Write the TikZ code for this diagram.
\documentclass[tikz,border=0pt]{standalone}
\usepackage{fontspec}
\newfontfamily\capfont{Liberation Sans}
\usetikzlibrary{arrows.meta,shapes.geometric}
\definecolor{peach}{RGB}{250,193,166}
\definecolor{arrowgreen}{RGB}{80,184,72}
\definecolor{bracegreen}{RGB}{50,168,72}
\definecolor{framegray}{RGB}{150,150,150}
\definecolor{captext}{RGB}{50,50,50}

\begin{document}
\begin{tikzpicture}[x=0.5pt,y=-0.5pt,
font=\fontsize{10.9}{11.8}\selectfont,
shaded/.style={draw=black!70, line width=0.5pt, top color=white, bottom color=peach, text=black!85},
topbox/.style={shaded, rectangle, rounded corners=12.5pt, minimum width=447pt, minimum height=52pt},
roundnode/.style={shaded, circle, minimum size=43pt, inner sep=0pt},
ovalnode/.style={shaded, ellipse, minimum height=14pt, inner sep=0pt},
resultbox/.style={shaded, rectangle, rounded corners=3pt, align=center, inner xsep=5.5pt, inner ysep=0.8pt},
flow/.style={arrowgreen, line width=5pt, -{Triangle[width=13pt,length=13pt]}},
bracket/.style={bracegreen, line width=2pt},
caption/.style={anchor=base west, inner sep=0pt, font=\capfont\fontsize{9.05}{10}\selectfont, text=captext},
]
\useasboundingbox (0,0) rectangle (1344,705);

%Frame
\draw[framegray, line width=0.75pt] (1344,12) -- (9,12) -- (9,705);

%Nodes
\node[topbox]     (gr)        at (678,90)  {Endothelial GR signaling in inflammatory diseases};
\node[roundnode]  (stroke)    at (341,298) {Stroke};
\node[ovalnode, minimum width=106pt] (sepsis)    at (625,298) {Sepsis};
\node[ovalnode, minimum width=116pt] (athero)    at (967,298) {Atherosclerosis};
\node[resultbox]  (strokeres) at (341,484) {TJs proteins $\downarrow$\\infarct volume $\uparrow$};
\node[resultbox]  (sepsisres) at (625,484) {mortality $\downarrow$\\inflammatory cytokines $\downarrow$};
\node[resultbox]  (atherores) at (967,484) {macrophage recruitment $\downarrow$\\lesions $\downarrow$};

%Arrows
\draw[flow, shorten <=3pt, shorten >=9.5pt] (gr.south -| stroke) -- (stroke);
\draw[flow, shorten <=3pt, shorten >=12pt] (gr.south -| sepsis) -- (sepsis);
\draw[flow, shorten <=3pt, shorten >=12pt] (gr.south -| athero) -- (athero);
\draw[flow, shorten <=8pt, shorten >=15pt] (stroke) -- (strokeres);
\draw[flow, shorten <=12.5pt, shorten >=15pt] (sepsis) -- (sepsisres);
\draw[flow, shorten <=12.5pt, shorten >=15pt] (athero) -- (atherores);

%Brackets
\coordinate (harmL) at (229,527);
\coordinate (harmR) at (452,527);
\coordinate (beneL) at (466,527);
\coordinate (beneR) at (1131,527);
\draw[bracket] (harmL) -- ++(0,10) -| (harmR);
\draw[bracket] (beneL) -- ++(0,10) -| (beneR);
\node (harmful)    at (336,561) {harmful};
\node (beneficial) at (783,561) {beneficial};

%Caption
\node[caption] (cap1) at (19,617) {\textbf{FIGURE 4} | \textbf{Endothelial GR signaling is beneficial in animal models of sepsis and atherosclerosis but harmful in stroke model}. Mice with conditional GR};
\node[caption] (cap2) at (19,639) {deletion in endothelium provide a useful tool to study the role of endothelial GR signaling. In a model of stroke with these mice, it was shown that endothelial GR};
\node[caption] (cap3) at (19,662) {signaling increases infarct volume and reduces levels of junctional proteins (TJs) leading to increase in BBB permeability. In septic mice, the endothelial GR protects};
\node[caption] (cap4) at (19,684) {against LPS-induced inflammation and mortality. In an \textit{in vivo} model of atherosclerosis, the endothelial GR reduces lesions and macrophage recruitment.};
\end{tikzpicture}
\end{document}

--

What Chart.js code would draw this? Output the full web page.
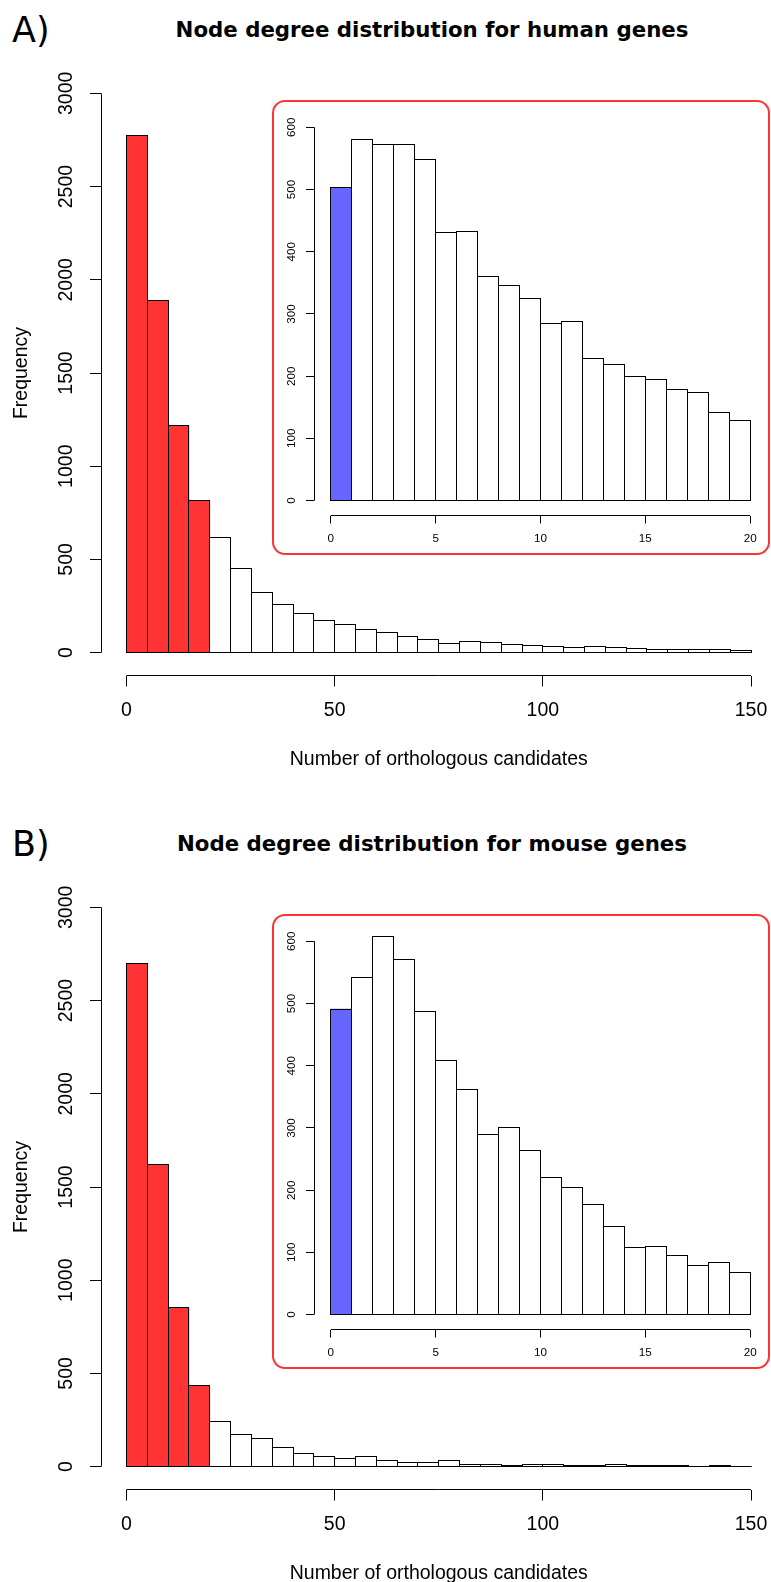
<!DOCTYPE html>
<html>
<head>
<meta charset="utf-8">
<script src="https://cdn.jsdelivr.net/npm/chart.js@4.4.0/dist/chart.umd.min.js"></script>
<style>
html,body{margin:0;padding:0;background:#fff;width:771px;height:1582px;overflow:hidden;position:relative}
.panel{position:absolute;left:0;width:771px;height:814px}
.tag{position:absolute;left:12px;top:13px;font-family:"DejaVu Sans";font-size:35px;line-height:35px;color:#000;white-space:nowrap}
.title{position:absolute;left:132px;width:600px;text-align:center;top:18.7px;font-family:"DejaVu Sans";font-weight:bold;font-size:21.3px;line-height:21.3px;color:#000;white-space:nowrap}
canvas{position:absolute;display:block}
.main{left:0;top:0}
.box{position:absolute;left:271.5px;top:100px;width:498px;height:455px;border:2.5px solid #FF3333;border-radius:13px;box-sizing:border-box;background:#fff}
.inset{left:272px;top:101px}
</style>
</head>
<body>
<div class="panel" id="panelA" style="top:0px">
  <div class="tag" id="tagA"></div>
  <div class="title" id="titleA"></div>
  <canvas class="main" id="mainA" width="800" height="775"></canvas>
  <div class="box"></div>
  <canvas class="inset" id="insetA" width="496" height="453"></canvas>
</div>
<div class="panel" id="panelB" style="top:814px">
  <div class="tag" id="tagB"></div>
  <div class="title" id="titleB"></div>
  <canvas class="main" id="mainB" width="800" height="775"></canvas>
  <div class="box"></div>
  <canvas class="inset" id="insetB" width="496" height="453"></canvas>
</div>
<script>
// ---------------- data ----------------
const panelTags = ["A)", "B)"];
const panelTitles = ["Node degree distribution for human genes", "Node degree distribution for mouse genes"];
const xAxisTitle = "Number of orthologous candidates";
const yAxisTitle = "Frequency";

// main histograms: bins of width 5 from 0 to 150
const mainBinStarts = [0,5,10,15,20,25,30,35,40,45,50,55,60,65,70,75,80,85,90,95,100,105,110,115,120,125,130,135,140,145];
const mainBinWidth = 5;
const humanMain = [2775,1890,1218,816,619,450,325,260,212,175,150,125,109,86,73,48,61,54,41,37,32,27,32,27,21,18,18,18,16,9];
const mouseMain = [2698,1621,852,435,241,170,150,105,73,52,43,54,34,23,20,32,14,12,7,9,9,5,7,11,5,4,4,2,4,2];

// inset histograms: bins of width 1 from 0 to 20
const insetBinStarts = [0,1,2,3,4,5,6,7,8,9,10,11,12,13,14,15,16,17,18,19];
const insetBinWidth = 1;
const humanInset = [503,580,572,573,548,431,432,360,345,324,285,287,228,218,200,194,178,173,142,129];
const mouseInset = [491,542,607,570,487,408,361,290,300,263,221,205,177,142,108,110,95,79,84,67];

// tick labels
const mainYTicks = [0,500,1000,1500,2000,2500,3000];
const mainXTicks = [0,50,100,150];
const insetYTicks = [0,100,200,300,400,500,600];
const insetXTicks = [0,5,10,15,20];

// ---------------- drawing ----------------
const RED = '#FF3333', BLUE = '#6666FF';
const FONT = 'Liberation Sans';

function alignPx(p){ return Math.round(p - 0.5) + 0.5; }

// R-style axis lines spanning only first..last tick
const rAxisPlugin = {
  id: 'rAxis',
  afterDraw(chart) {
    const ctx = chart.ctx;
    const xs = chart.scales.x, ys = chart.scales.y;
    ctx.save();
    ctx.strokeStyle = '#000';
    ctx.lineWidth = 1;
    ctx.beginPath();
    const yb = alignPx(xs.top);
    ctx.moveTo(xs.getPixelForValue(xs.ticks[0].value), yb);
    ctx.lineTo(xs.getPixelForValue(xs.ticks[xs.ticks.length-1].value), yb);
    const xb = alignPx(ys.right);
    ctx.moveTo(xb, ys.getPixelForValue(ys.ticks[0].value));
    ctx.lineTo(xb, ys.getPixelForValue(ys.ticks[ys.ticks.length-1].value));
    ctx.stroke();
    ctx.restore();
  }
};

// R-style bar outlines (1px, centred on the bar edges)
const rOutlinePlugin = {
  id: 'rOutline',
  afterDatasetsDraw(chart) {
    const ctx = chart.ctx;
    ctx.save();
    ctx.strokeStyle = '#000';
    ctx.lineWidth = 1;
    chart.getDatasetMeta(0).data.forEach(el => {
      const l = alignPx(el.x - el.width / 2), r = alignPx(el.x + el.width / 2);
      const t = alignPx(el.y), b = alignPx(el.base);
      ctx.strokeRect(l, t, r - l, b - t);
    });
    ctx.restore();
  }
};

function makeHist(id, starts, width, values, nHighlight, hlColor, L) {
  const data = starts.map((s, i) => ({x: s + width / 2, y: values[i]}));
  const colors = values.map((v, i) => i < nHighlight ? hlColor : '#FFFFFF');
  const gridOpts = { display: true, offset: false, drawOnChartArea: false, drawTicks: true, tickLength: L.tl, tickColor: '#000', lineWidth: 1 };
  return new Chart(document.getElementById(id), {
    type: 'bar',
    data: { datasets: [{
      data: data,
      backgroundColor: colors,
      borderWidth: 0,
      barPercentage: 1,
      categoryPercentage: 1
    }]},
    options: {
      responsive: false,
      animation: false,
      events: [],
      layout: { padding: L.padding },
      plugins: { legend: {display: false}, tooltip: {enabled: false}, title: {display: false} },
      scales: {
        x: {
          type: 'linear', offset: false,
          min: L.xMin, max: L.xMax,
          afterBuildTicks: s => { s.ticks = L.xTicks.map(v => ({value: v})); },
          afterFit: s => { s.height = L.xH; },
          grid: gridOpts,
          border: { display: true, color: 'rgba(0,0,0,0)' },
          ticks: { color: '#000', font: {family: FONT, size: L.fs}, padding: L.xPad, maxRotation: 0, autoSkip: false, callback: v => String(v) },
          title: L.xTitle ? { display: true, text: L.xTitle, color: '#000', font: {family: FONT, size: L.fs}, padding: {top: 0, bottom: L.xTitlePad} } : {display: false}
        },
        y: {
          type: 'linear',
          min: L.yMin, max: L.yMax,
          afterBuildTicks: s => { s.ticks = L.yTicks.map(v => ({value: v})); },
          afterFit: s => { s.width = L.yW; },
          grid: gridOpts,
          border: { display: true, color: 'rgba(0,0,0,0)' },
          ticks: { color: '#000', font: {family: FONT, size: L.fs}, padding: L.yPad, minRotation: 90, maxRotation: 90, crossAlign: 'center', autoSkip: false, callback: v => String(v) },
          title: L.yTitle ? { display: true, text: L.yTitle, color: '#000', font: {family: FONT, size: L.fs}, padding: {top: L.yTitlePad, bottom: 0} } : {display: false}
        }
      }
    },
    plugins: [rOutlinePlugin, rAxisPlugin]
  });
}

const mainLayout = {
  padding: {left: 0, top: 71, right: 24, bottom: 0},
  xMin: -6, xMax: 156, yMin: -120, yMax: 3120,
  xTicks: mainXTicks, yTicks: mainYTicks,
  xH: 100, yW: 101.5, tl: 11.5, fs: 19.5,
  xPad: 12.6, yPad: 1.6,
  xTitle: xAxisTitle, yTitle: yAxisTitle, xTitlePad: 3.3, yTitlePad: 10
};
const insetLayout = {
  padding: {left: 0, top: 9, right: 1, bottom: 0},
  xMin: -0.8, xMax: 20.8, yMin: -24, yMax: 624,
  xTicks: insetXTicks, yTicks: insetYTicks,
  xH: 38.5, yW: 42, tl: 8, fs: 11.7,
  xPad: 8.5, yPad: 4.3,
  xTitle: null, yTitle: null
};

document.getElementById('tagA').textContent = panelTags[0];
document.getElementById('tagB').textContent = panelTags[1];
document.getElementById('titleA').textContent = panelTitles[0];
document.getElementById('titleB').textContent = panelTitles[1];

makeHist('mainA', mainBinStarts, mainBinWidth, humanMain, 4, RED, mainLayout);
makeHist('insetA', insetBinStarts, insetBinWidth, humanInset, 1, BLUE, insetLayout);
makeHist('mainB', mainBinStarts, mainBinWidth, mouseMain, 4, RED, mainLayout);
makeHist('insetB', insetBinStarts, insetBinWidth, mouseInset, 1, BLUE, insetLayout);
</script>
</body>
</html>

YOUR OBJECTIVE. Which lines hold the word "this"? Show each one.

ANSWER FOR THE TASK.
Write the TikZ code for this diagram.
What Chart.js code would draw this? Output the full web page.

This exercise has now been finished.